Intel plans to introduce 2.6GHz and 2.8GHz versions of its Xeon server chip, for dual and single-processor applications such as Web hosting, security and streaming media, the chip maker announced at the Intel Development Forum this week.
The current Xeon processor, unveiled in February, tops out at 2.4GHz. Intel's faster Xeon chips, code-named Prestonia, represent "an indication of the pace of how we're able to increase performance on the architecture", said Lisa Hambrick, Intel's director of enterprise processor marketing.
Having two new chips with different speeds provides systems manufacturers with flexibility in price and performance, according to Intel. The new chips feature 512KB of Level 2 cache and are built on Intel's 0.13-micron processor technology.

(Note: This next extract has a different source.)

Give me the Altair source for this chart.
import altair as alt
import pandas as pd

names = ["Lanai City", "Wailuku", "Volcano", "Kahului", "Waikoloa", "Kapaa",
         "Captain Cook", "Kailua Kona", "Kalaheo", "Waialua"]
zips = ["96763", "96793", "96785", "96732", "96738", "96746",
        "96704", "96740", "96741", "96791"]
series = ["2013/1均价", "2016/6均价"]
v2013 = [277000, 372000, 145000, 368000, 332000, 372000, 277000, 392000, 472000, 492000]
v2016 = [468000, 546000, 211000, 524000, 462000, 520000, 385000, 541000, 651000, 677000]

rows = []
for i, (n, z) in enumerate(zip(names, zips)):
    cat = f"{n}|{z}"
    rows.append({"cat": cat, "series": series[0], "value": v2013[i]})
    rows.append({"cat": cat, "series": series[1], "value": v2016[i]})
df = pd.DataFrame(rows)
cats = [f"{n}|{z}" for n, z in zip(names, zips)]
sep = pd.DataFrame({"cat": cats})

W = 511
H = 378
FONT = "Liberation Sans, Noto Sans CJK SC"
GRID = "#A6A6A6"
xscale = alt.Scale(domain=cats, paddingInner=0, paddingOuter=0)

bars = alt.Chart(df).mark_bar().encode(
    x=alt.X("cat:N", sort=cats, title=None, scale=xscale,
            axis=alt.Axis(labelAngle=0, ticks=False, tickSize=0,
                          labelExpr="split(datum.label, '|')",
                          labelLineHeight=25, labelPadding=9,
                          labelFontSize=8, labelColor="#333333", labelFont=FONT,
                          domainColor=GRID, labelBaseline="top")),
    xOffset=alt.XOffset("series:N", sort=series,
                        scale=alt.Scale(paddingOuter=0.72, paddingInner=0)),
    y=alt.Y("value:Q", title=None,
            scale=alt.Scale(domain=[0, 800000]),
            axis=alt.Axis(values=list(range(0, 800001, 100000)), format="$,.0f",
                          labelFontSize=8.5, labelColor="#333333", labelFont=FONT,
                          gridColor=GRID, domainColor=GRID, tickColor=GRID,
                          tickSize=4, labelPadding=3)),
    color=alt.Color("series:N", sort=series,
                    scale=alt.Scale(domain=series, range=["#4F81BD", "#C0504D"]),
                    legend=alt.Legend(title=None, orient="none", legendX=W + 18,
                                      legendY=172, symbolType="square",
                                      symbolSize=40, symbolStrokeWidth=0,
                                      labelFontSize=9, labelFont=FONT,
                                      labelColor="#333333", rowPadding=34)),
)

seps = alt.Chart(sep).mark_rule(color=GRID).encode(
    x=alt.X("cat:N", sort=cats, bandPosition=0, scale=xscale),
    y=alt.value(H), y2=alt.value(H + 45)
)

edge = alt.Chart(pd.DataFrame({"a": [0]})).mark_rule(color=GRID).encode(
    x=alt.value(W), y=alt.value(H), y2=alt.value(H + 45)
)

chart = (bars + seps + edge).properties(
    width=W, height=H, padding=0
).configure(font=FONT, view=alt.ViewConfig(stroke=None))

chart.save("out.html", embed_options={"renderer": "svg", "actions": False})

Users are deploying dual Xeon processors in applications such as Web page serving, Hambrick said. "The faster the processor, the more input/output, the more Web pages you can serve," she said.

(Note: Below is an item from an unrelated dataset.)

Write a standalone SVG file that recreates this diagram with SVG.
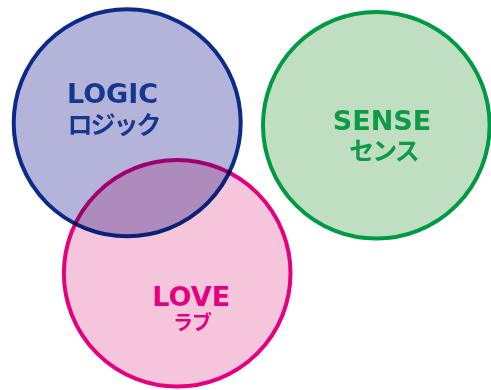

Intel-based hardware makers such as IBM, Dell, Hewlett-Packard, Gateway and Super Micro are expected to ship systems using the new chips, Hambrick said. Some systems will ship immediately.
Intel also announced its plans to release details on changes to its chipset technology. In the fourth quarter of this year it will move to a 533MHz front bus for servers and workstations. A 533MHz bus is also planned. The current speed is 400MHz.
"The bus speed enables the processor to get data in and out of it more quickly," Hambrick noted.
New chipsets for workstations are code-named Placer, for dual processors, and Granite Bay, for uni-processors, and are set to ship in the fourth quarter.
Intel plans to upgrade from AGP4X (accelerated graphics port) to AGP8X to enable higher-performance graphics. The company is also upgrading to DDR (double data rate) memory in its dual-processor workstation chipset in the fourth quarter.